**TO BE DONE**.
Quote each line of the material verbatim, without the pictures.

**MATERIAL FOR THIS TASK**.
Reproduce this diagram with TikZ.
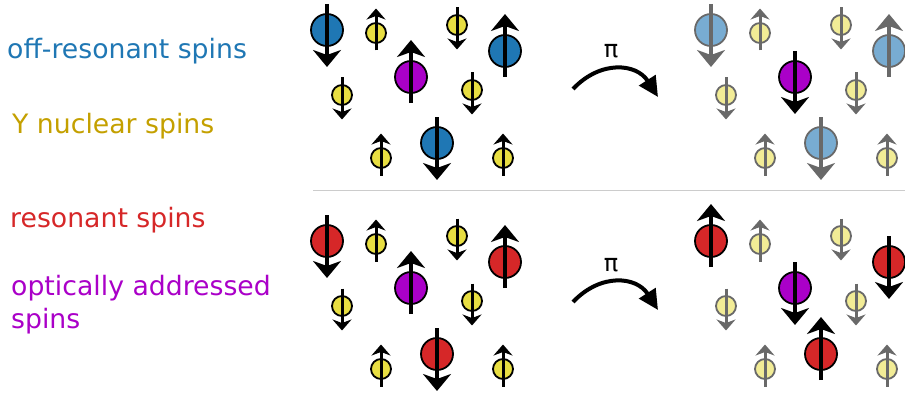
\documentclass[tikz,border=0pt]{standalone}
\usepackage{fontspec}
\setmainfont{DejaVu Sans}
\usetikzlibrary{arrows.meta, calc}

\definecolor{offres}{RGB}{31,119,180}
\definecolor{offpale}{RGB}{120,172,210}
\definecolor{res}{RGB}{214,39,40}
\definecolor{optical}{RGB}{170,0,200}
\definecolor{nucyellow}{RGB}{232,222,66}
\definecolor{nucpale}{RGB}{242,236,150}
\definecolor{nuctext}{RGB}{196,160,0}
\definecolor{fadegray}{RGB}{105,105,105}

\tikzset{
    spin/.style={circle, draw, line width=1.8pt, inner sep=0pt},
    bigspin/.style={spin, minimum size=32pt},
    nucspin/.style={spin, minimum size=20pt},
    bigarrow/.style={line width=4pt, -{Stealth[length=17pt, width=28pt, inset=5pt]}},
    nucarrow/.style={line width=3pt, -{Stealth[length=11pt, width=19pt, inset=3.5pt]}},
    live/.style={color=black},
    faded/.style={color=fadegray},
    pulse/.style={line width=4pt, -{Triangle[length=20pt, width=19pt]}},
    legend/.style={anchor=base west, inner sep=0pt, align=left, font=\fontsize{26.7}{33}\selectfont},
    divider/.style={draw=black!20, line width=1.5pt},
}

\begin{document}
\begin{tikzpicture}[x=1pt, y=-1pt]
    \useasboundingbox (0,0) rectangle (905,396);
    % species legend
    \node[legend, offres] (lab-off) at (7,59) {off-resonant spins};
    \node[legend, nuctext] (lab-nuc) at (12,133) {Y nuclear spins};
    \node[legend, res] (lab-res) at (10,227) {resonant spins};
    \node[legend, optical] (lab-opt) at (11,328) {optically addressed\\spins};
    \draw[divider] (313,190.5) -- (905,190.5);
    % Y nuclear spins, untouched by the pulse
    \foreach \p/\dx/\dy/\col/\tone in {a/0/0/nucyellow/live, b/384/0/nucpale/faded, c/0/211/nucyellow/live, d/384/211/nucpale/faded}
        \foreach \i/\x/\y/\dir in {1/376/33/-1, 2/457/25/1, 3/342/95/1, 4/472/90/1, 5/381/158/-1, 6/503/158/-1} {
            \node[nucspin, \tone, fill=\col] (n\p\i) at (\x+\dx, \y+\dy) {};
            \draw[nucarrow, \tone] ($(n\p\i)+(0,{-17.5*\dir})$) -- ($(n\p\i)+(0,{24.5*\dir})$);
        }
    % electron spins; flip = -1 where the pulse turns them over
    \foreach \p/\dx/\dy/\col/\tone/\flip/\oflip in {a/0/0/offres/live/1/1, b/384/0/offpale/faded/1/-1, c/0/211/res/live/1/1, d/384/211/res/live/-1/-1} {
        \foreach \i/\x/\y/\dir in {1/327/30/1, 2/505/51/-1, 3/437/143/1} {
            \node[bigspin, \tone, fill=\col] (s\p\i) at (\x+\dx, \y+\dy) {};
            \draw[bigarrow, \tone] ($(s\p\i)+(0,{-26*\dir*\flip})$) -- ($(s\p\i)+(0,{37*\dir*\flip})$);
        }
        \node[bigspin, fill=optical] (o\p) at (411+\dx, 77+\dy) {};
        \draw[bigarrow] ($(o\p)+(0,{26*\oflip})$) -- ($(o\p)+(0,{-37*\oflip})$);
    }
    % pi pulses
    \foreach \p/\dy in {top/0, bot/213} {
        \coordinate (from-\p) at (573,89+\dy);
        \coordinate (to-\p) at (658,97+\dy);
        \draw[pulse] (from-\p) to[bend left=52, looseness=1.2] (to-\p);
        \node[anchor=base, inner sep=0pt, font=\fontsize{24}{28}\selectfont] (pi-\p) at (611,58+\dy) {π};
    }
\end{tikzpicture}
\end{document}
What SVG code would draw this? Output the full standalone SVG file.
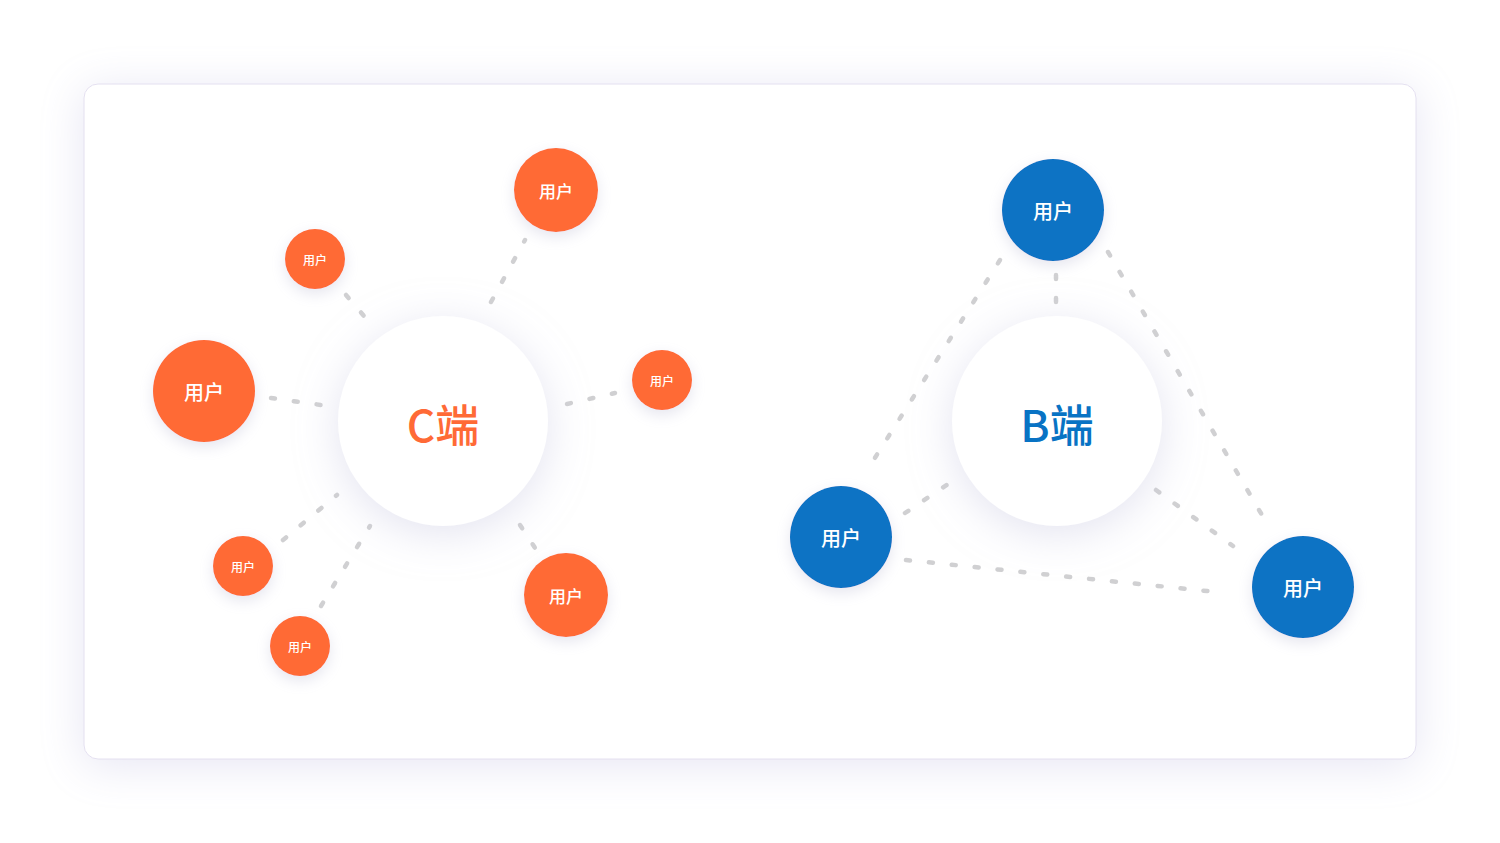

**TASK OUTPUT**.
Reproduce this diagram with TikZ.
\documentclass[tikz,border=0pt]{standalone}
\usepackage{fontspec}
\setmainfont{DejaVu Sans}
\usetikzlibrary{arrows.meta, calc}

\definecolor{offres}{RGB}{31,119,180}
\definecolor{offpale}{RGB}{120,172,210}
\definecolor{res}{RGB}{214,39,40}
\definecolor{optical}{RGB}{170,0,200}
\definecolor{nucyellow}{RGB}{232,222,66}
\definecolor{nucpale}{RGB}{242,236,150}
\definecolor{nuctext}{RGB}{196,160,0}
\definecolor{fadegray}{RGB}{105,105,105}

\tikzset{
    spin/.style={circle, draw, line width=1.8pt, inner sep=0pt},
    bigspin/.style={spin, minimum size=32pt},
    nucspin/.style={spin, minimum size=20pt},
    bigarrow/.style={line width=4pt, -{Stealth[length=17pt, width=28pt, inset=5pt]}},
    nucarrow/.style={line width=3pt, -{Stealth[length=11pt, width=19pt, inset=3.5pt]}},
    live/.style={color=black},
    faded/.style={color=fadegray},
    pulse/.style={line width=4pt, -{Triangle[length=20pt, width=19pt]}},
    legend/.style={anchor=base west, inner sep=0pt, align=left, font=\fontsize{26.7}{33}\selectfont},
    divider/.style={draw=black!20, line width=1.5pt},
}

\begin{document}
\begin{tikzpicture}[x=1pt, y=-1pt]
    \useasboundingbox (0,0) rectangle (905,396);
    % species legend
    \node[legend, offres] (lab-off) at (7,59) {off-resonant spins};
    \node[legend, nuctext] (lab-nuc) at (12,133) {Y nuclear spins};
    \node[legend, res] (lab-res) at (10,227) {resonant spins};
    \node[legend, optical] (lab-opt) at (11,328) {optically addressed\\spins};
    \draw[divider] (313,190.5) -- (905,190.5);
    % Y nuclear spins, untouched by the pulse
    \foreach \p/\dx/\dy/\col/\tone in {a/0/0/nucyellow/live, b/384/0/nucpale/faded, c/0/211/nucyellow/live, d/384/211/nucpale/faded}
        \foreach \i/\x/\y/\dir in {1/376/33/-1, 2/457/25/1, 3/342/95/1, 4/472/90/1, 5/381/158/-1, 6/503/158/-1} {
            \node[nucspin, \tone, fill=\col] (n\p\i) at (\x+\dx, \y+\dy) {};
            \draw[nucarrow, \tone] ($(n\p\i)+(0,{-17.5*\dir})$) -- ($(n\p\i)+(0,{24.5*\dir})$);
        }
    % electron spins; flip = -1 where the pulse turns them over
    \foreach \p/\dx/\dy/\col/\tone/\flip/\oflip in {a/0/0/offres/live/1/1, b/384/0/offpale/faded/1/-1, c/0/211/res/live/1/1, d/384/211/res/live/-1/-1} {
        \foreach \i/\x/\y/\dir in {1/327/30/1, 2/505/51/-1, 3/437/143/1} {
            \node[bigspin, \tone, fill=\col] (s\p\i) at (\x+\dx, \y+\dy) {};
            \draw[bigarrow, \tone] ($(s\p\i)+(0,{-26*\dir*\flip})$) -- ($(s\p\i)+(0,{37*\dir*\flip})$);
        }
        \node[bigspin, fill=optical] (o\p) at (411+\dx, 77+\dy) {};
        \draw[bigarrow] ($(o\p)+(0,{26*\oflip})$) -- ($(o\p)+(0,{-37*\oflip})$);
    }
    % pi pulses
    \foreach \p/\dy in {top/0, bot/213} {
        \coordinate (from-\p) at (573,89+\dy);
        \coordinate (to-\p) at (658,97+\dy);
        \draw[pulse] (from-\p) to[bend left=52, looseness=1.2] (to-\p);
        \node[anchor=base, inner sep=0pt, font=\fontsize{24}{28}\selectfont] (pi-\p) at (611,58+\dy) {π};
    }
\end{tikzpicture}
\end{document}
What SVG code would draw this? Output the full standalone SVG file.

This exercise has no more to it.